* **REQUIRED TASK**:
From the listing below, extract every line in which the word "that" appears.

Figure scripts:
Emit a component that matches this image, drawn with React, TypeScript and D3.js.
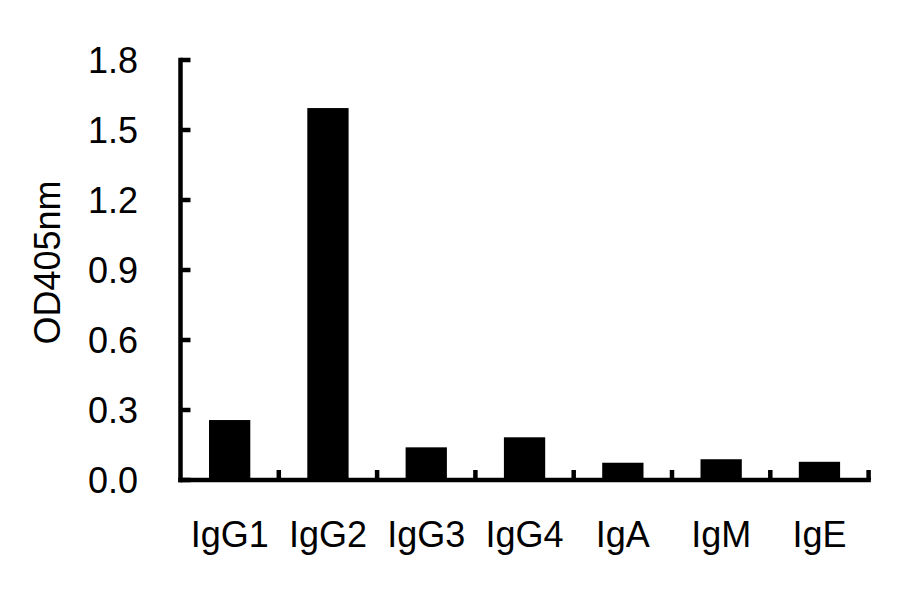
import React from "react";
import * as d3 from "d3";

const categories = ["IgG1", "IgG2", "IgG3", "IgG4", "IgA", "IgM", "IgE"];
const values = [0.257, 1.594, 0.14, 0.183, 0.074, 0.089, 0.078];
const yTicks = [0, 0.3, 0.6, 0.9, 1.2, 1.5, 1.8];
const yTitle = "OD405nm";

const W = 900;
const H = 594;
const x0 = 180.5;
const x1 = 868.6;
const yBase = 480;
const yTop = 60;
const FONT = "'Liberation Sans', Arial, sans-serif";
const FS = 36;
const SW = 4.5;

export default function App() {
  const x = d3
    .scaleBand<string>()
    .domain(categories)
    .range([x0, x1])
    .paddingInner(0.58)
    .paddingOuter(0.29);
  const y = d3.scaleLinear().domain([0, 1.8]).range([yBase, yTop]);
  const step = x.step();
  const boundaries = categories.map((_, i) => x0 + (i + 1) * step);

  return (
    <svg
      width={W}
      height={H}
      style={{ position: "absolute", left: 0, top: 0, background: "#fff" }}
    >
      <rect x={0} y={0} width={W} height={H} fill="#fff" />
      {categories.map((c, i) => (
        <rect
          key={c}
          x={x(c)}
          y={y(values[i])}
          width={x.bandwidth()}
          height={yBase - y(values[i])}
          fill="#000"
        />
      ))}
      {/* y axis */}
      <line x1={x0} x2={x0} y1={yBase + SW / 2} y2={yTop - SW / 2} stroke="#000" strokeWidth={SW} />
      {yTicks.map((t) => (
        <g key={t}>
          <line x1={x0} x2={x0 + 10} y1={y(t)} y2={y(t)} stroke="#000" strokeWidth={SW} />
          <text
            x={138}
            y={y(t)}
            dy="0.36em"
            textAnchor="end"
            fontFamily={FONT}
            fontSize={FS}
            fill="#000"
          >
            {t.toFixed(1)}
          </text>
        </g>
      ))}
      {/* x axis */}
      <line x1={x0 - SW / 2} x2={x1 + SW / 2} y1={yBase} y2={yBase} stroke="#000" strokeWidth={SW} />
      {boundaries.map((b, i) => (
        <line key={i} x1={b} x2={b} y1={yBase} y2={yBase - 10} stroke="#000" strokeWidth={SW} />
      ))}
      {categories.map((c) => (
        <text
          key={c}
          x={(x(c) as number) + x.bandwidth() / 2}
          y={547}
          textAnchor="middle"
          fontFamily={FONT}
          fontSize={FS}
          fill="#000"
        >
          {c}
        </text>
      ))}
      <text
        transform={`translate(60,262.5) rotate(-90)`}
        textAnchor="middle"
        fontFamily={FONT}
        fontSize={FS}
        fill="#000"
      >
        {yTitle}
      </text>
    </svg>
  );
}
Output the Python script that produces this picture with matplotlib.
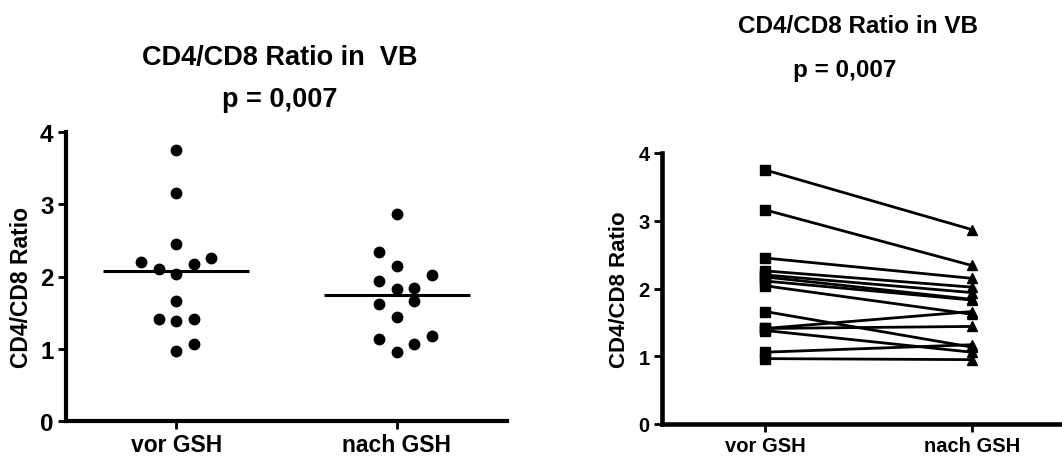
import numpy as np
import matplotlib.pyplot as plt

plt.rcParams['font.family'] = ['Liberation Sans', 'DejaVu Sans']
plt.rcParams['font.weight'] = 'bold'

groups = ['vor GSH', 'nach GSH']
title = 'CD4/CD8 Ratio in  VB'
title_right = 'CD4/CD8 Ratio in VB'
p_text = 'p = 0,007'
ylabel = 'CD4/CD8 Ratio'
yticks = [0, 1, 2, 3, 4]

# paired values (same patient at same index)
vor = [3.75, 3.16, 2.45, 2.26, 2.20, 2.17, 2.11, 2.04, 1.66, 1.41, 1.41, 1.38, 1.06, 0.965]
nach = [2.87, 2.34, 2.15, 2.02, 1.94, 1.84, 1.83, 1.62, 1.135, 1.66, 1.44, 1.06, 1.17, 0.95]

# horizontal slot of each dot in the column scatter
vor_slot = [0, 0, 0, 2, -2, 1, -1, 0, 0, -1, 1, 0, 1, 0]
nach_slot = [0, -1, 0, 2, -1, 1, 0, -1, -1, 1, 0, 1, 2, 0]

W, H = 1062, 460
fig = plt.figure(figsize=(W / 100, H / 100), dpi=100)


def style_axes(ax, spine_w, tick_fs):
    for s in ['top', 'right']:
        ax.spines[s].set_visible(False)
    for s in ['left', 'bottom']:
        ax.spines[s].set_linewidth(spine_w)
    ax.set_ylim(0, 4)
    ax.set_xlim(-0.5, 1.5)
    ax.set_yticks(yticks)
    ax.set_xticks([0, 1])
    ax.set_xticklabels(groups)
    ax.tick_params(axis='both', direction='out', length=6, width=2, labelsize=tick_fs, pad=3)
    for lab in ax.get_xticklabels() + ax.get_yticklabels():
        lab.set_fontweight('bold')


# ---- left: column scatter with median ----
ax1 = fig.add_axes([66 / W, 38 / H, 441 / W, 289 / H])
style_axes(ax1, 3, 16.5)
ax1.tick_params(axis='y', labelsize=17.5)
step = 0.0794
for i, (vals, slots) in enumerate([(vor, vor_slot), (nach, nach_slot)]):
    xs = i + np.array(slots) * step
    ax1.plot(xs, vals, 'o', color='black', ms=7.5, clip_on=False, zorder=3)
    ax1.hlines(np.median(vals), i - 0.33, i + 0.33, color='black', lw=2.2, zorder=2)
ax1.set_ylabel(ylabel, fontsize=16.5, fontweight='bold', va='center')
ax1.yaxis.set_label_coords(-0.10, 0.467)

fig.text(280 / W, 1 - 65 / H, title, ha='center', va='baseline', fontsize=19.5, fontweight='bold')
fig.text(280 / W, 1 - 107 / H, p_text, ha='center', va='baseline', fontsize=19.5, fontweight='bold')

# ---- right: before/after paired lines ----
ax2 = fig.add_axes([662 / W, 35 / H, 413 / W, 271 / H])
style_axes(ax2, 3.3, 14.5)
for v, n in zip(vor, nach):
    ax2.plot([0, 1], [v, n], color='black', lw=2, zorder=2)
ax2.plot(np.zeros(len(vor)), vor, 's', color='black', ms=7, zorder=3)
ax2.plot(np.ones(len(nach)), nach, '^', color='black', ms=7.5, zorder=3)
ax2.set_ylabel(ylabel, fontsize=16, fontweight='bold', va='center')
ax2.yaxis.set_label_coords(-0.102, 0.5)

fig.text(858 / W, 1 - 33 / H, title_right, ha='center', va='baseline', fontsize=17.5, fontweight='bold')
fig.text(845 / W, 1 - 77 / H, p_text, ha='center', va='baseline', fontsize=17.5, fontweight='bold')

fig.savefig('out.png', dpi=100)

* **TASK RESULT**:
Emit a component that matches this image, drawn with React, TypeScript and D3.js.
Output the Python script that produces this picture with matplotlib.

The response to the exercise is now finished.